First, E2E ownership is the prerequisite for being a leader. Even though it’s only the CxOs that must assume E2E ownership, taking a “low-level” managing position requires assuming ownership, too. And the higher you climb the career ladder, the greater is the amount of required ownership.
The thing is that you often won’t be promoted unless you’ve already showcased the necessary skills of the designated position. Therefore, to become a candidate considered for managing/ higher positions, you have to showcase ownership to the desired degree.
Second, the earlier you practice taking (E2E) ownership, the faster you’ll learn and the lower the stakes. As in lower positions you’re not required to assume (E2E) ownership, mistakes and failing, in general, have less severe consequences. Hence, the earlier in your career you start to practice this skill, the better.
Third, those who take ownership and are granted the responsibility to tackle an issue, have (more) control over their work and hence a higher degree of freedom. This will allow you to do more of the work you like and are good at, making you solve problems better.
Adopt an E2E ownership mindset
What would I do if I were the owner of the company? – By answering this question and thinking through a situation, you better sense whether it requires attention and what you could do.
If that doesn’t help as you cannot imagine what the CEO/ owner would do, you could try to view the situation from the perspective of your manager’s managers as their work is closer to you.
Yet, it’s key to not view the situation from your manager’s or your own perspective since that won’t yield the desired results.
Adopting an (E2E) ownership mindset though takes a lot of practice. It’s not that you just remind yourself to view a situation from a certain perspective and you’re suddenly able to be E2E responsible, but rather it takes practice, a conscious effort, and stamina. Your managers might put down your effort to take more responsibility. You might not know what to do next. Or you might don’t have the energy to take more responsibility.
Yet, that’s what (E2E) ownership takes. There are no excuses. Leaders have to get things done. And if you want to climb the leadership ladder, you have to learn how you can showcase (E2E) in every situation.

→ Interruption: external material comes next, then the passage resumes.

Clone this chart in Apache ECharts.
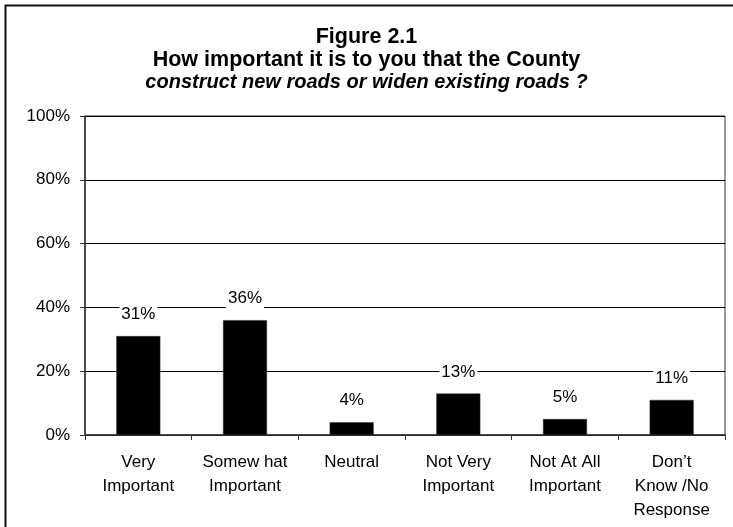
<!DOCTYPE html>
<html>
<head>
<meta charset="utf-8">
<style>
  html, body { margin: 0; padding: 0; background: #fff; }
  #chart { width: 733px; height: 527px; }
</style>
<script src="https://cdn.jsdelivr.net/npm/echarts@6/dist/echarts.min.js"></script>
</head>
<body>
<div id="chart"></div>
<script>
// Survey responses: importance of building new roads / widening existing ones
const categories = [
  'Very\nImportant',
  'Somew hat\nImportant',
  'Neutral',
  'Not Very\nImportant',
  'Not At All\nImportant',
  'Don\u2019t\nKnow /No\nResponse'
];
const percentValues = [31, 36, 4, 13, 5, 11];
const yTicks = [0, 20, 40, 60, 80, 100];

const titleLines = [
  'Figure 2.1',
  'How important it is to you that the County',
  'construct new roads or widen existing roads ?'
];

const FONT = '"Liberation Sans", Arial, Helvetica, sans-serif';

const chart = echarts.init(document.getElementById('chart'), null, { renderer: 'canvas' });

chart.setOption({
  backgroundColor: '#ffffff',
  animation: false,
  title: {
    text: '{a|' + titleLines[0] + '}\n{a|' + titleLines[1] + '}\n{b|' + titleLines[2] + '}',
    left: 'center',
    top: 21,
    textStyle: {
      rich: {
        a: { fontFamily: FONT, fontSize: 21.5, fontWeight: 'bold', color: '#000', lineHeight: 22.5, align: 'center' },
        b: { fontFamily: FONT, fontSize: 20, fontWeight: 'bold', fontStyle: 'italic', color: '#000', lineHeight: 22.5, align: 'center' }
      }
    }
  },
  graphic: [
    {
      type: 'rect',
      left: 3, top: 3,
      shape: { width: 745, height: 545 },
      style: { fill: 'none', stroke: '#111', lineWidth: 2 },
      silent: true
    }
  ],
  grid: {
    left: 85, right: 8, top: 116, bottom: 92,
    show: true,
    borderColor: '#333',
    borderWidth: 1,
    backgroundColor: 'transparent'
  },
  xAxis: {
    type: 'category',
    data: categories,
    axisLine: { show: true, lineStyle: { color: '#333', width: 1.5 } },
    axisTick: { show: true, alignWithLabel: false, length: 5, lineStyle: { color: '#333' } },
    axisLabel: {
      interval: 0,
      margin: 15,
      fontFamily: FONT,
      fontSize: 17,
      lineHeight: 24,
      color: '#000'
    },
    splitLine: { show: false }
  },
  yAxis: {
    type: 'value',
    min: 0,
    max: 100,
    interval: 20,
    axisLine: { show: true, lineStyle: { color: '#333', width: 1.5 } },
    axisTick: { show: true, length: 5, lineStyle: { color: '#333' } },
    axisLabel: {
      margin: 15,
      fontFamily: FONT,
      fontSize: 17,
      color: '#000',
      formatter: function (v) { return yTicks.indexOf(v) >= 0 ? v + '%' : ''; }
    },
    splitLine: { show: true, lineStyle: { color: '#000', width: 1 } }
  },
  series: [
    {
      type: 'bar',
      data: percentValues,
      barWidth: 44,
      itemStyle: { color: '#000', borderColor: '#333', borderWidth: 0.5 },
      label: {
        show: true,
        position: 'top',
        distance: 12,
        formatter: '{c}%',
        fontFamily: FONT,
        fontSize: 17,
        color: '#000',
        backgroundColor: '#fff',
        padding: [1, 2]
      }
    }
  ]
});
</script>
</body>
</html>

A great exercise to put that into practicece is to think about the potential next 3 steps before and after every meeting you have.
Here is an example: A 2-hour workshop on a market analysis is coming up. In the workshop, you will discuss insights gained through customer interviews and potential implications for your product portfolio. Potential next steps could be to (A) prepare and conduct a follow-up workshop to refine the analyses and make decisions based on them (B) distribute the insights gained in the organization by synthesizing them and sharing them with the relevant teams (C) conduct further interviews to validate new hypotheses coming up in the workshop. You propose these next steps at the end of the meeting. Once agreed upon them, you ensure every next step is performed and follow-up actions are defined.